--- START RECORDS FOR PROCESSING ---
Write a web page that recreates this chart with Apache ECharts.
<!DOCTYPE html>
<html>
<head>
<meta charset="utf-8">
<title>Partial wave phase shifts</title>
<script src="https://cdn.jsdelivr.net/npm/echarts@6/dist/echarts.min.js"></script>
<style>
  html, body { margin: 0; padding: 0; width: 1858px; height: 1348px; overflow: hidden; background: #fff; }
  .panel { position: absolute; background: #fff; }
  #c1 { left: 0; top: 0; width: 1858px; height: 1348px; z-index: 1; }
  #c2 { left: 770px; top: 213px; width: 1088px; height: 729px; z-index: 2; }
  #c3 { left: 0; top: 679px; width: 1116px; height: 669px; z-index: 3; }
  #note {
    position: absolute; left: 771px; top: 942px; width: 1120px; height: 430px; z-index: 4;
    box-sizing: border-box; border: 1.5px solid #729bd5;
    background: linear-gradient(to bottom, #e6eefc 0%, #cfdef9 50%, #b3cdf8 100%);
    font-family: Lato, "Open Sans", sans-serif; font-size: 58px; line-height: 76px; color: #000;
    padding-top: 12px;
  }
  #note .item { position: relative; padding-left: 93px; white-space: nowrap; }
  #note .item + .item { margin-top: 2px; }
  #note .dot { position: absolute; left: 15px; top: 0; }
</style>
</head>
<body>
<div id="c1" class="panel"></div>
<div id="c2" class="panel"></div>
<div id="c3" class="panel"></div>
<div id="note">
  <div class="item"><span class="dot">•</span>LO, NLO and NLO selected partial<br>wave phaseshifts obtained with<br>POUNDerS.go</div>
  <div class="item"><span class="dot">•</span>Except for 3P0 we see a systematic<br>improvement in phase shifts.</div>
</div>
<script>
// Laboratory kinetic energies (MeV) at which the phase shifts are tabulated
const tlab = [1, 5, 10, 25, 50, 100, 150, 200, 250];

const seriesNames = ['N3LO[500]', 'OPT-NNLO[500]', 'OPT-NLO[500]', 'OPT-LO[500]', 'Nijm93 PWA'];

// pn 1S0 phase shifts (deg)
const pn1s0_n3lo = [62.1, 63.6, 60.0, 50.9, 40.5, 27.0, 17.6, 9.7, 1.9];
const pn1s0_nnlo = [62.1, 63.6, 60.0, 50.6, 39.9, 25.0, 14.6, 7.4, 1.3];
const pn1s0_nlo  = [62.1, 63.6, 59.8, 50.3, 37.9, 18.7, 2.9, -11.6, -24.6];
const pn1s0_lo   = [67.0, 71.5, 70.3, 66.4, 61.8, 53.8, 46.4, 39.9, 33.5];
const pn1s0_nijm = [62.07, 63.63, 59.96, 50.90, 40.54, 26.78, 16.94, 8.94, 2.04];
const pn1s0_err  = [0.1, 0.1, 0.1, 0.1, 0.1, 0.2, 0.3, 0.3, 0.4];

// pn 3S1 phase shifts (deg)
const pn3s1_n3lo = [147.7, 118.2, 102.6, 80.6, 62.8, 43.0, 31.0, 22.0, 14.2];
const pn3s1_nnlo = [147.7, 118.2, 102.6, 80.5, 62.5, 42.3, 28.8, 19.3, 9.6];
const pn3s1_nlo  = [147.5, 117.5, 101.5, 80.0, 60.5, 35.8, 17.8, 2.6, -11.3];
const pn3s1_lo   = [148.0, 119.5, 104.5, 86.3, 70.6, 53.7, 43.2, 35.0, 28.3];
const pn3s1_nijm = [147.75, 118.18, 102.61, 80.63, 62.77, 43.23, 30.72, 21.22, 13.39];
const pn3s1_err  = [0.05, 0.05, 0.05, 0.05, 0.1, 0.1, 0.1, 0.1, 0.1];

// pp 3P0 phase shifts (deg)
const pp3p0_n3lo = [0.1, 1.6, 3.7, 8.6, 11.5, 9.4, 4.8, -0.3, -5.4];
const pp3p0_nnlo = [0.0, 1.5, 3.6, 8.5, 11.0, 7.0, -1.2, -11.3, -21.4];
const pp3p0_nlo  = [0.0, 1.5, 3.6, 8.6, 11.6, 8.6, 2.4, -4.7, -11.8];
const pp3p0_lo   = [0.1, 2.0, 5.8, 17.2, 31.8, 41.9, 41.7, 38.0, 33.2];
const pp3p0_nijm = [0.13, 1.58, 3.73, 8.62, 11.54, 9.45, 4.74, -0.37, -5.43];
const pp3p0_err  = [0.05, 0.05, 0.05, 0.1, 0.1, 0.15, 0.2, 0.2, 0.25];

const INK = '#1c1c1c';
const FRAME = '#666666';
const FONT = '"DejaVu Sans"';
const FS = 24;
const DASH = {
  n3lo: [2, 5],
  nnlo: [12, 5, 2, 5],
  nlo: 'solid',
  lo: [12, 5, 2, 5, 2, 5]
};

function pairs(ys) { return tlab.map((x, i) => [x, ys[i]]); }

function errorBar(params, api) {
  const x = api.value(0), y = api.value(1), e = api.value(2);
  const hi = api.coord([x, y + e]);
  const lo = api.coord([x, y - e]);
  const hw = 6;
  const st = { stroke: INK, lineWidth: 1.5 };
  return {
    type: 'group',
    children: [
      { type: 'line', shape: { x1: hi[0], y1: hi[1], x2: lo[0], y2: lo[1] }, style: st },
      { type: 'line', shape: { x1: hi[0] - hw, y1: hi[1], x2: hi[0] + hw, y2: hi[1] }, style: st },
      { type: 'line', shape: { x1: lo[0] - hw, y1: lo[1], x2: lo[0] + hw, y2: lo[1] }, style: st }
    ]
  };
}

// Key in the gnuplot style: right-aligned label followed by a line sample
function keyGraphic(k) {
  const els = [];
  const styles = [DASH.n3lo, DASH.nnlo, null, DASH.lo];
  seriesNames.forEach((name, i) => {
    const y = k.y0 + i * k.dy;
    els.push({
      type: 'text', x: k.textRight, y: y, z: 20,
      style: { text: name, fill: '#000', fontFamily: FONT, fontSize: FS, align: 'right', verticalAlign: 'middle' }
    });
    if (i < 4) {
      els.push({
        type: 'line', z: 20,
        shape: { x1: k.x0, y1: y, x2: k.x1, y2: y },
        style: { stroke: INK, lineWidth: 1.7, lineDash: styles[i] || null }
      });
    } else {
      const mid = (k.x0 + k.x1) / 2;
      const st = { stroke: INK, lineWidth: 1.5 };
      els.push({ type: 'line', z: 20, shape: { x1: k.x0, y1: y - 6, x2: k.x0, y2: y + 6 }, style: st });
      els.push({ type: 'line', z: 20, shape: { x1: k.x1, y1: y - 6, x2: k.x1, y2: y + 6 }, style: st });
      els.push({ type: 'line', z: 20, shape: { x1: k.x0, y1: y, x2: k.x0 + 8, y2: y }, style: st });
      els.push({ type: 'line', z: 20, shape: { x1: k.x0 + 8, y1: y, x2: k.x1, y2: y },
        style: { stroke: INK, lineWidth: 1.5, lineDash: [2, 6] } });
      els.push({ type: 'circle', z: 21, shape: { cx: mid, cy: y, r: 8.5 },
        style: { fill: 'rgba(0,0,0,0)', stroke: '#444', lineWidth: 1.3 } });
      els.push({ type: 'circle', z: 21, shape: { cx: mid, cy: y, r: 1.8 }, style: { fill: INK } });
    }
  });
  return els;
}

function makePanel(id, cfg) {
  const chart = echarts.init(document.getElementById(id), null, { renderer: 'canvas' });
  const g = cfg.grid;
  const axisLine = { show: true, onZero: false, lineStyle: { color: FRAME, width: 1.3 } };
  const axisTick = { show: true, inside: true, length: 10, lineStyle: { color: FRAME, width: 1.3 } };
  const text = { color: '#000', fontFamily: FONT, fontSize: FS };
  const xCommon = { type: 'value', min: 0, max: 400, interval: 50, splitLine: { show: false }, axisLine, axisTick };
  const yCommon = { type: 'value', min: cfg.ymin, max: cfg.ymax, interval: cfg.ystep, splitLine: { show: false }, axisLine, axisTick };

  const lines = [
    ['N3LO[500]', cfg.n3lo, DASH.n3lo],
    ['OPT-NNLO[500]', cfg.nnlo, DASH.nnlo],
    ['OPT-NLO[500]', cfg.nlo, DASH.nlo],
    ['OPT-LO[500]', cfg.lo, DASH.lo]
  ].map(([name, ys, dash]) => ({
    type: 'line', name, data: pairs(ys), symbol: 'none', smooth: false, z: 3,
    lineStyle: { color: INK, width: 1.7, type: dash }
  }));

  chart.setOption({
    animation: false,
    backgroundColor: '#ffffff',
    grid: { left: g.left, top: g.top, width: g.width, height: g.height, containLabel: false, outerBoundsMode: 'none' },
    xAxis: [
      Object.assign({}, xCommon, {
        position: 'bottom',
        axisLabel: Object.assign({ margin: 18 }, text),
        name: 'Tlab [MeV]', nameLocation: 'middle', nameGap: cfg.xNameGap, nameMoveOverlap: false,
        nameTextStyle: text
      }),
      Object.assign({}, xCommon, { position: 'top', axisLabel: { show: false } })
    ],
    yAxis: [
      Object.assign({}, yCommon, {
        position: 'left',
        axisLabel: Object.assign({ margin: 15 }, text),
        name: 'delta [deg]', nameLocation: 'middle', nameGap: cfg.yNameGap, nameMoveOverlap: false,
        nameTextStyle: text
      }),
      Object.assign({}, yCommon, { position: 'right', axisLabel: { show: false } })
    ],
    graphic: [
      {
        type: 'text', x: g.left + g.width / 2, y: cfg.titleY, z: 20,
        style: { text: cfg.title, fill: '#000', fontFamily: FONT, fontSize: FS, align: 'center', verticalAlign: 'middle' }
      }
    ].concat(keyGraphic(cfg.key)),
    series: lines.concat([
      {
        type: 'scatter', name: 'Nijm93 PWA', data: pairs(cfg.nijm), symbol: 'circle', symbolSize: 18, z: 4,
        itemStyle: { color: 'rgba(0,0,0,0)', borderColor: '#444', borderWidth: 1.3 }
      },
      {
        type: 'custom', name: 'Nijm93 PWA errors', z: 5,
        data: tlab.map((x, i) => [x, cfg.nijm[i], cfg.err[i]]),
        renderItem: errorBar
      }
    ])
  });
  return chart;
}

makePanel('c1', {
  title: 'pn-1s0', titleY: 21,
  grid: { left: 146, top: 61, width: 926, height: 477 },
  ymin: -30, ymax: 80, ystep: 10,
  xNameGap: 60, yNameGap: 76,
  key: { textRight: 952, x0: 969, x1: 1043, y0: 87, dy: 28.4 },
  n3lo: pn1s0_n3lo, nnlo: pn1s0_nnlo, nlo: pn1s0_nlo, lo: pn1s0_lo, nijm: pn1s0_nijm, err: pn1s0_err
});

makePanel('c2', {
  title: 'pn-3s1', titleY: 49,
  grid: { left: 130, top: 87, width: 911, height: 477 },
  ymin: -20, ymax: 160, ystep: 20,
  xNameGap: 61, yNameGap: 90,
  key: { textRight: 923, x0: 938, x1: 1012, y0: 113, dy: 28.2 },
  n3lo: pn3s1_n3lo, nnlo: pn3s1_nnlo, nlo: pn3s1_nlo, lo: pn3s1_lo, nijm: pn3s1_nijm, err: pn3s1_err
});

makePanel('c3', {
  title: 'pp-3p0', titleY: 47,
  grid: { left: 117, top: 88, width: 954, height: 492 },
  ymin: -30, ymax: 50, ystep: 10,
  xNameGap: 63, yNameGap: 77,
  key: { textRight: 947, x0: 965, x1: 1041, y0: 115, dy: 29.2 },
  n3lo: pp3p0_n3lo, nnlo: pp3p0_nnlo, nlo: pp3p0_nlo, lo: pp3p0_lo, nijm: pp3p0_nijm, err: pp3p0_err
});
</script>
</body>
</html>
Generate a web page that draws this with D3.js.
--- END RECORDS FOR PROCESSING ---
INSTRUCTIONS TO FOLLOW —
Copy every line of the data that holds the string "with".

CORRECT RESPONSE —
Write a web page that recreates this chart with Apache ECharts.
  <div class="item"><span class="dot">•</span>LO, NLO and NLO selected partial<br>wave phaseshifts obtained with<br>POUNDerS.go</div>
Generate a web page that draws this with D3.js.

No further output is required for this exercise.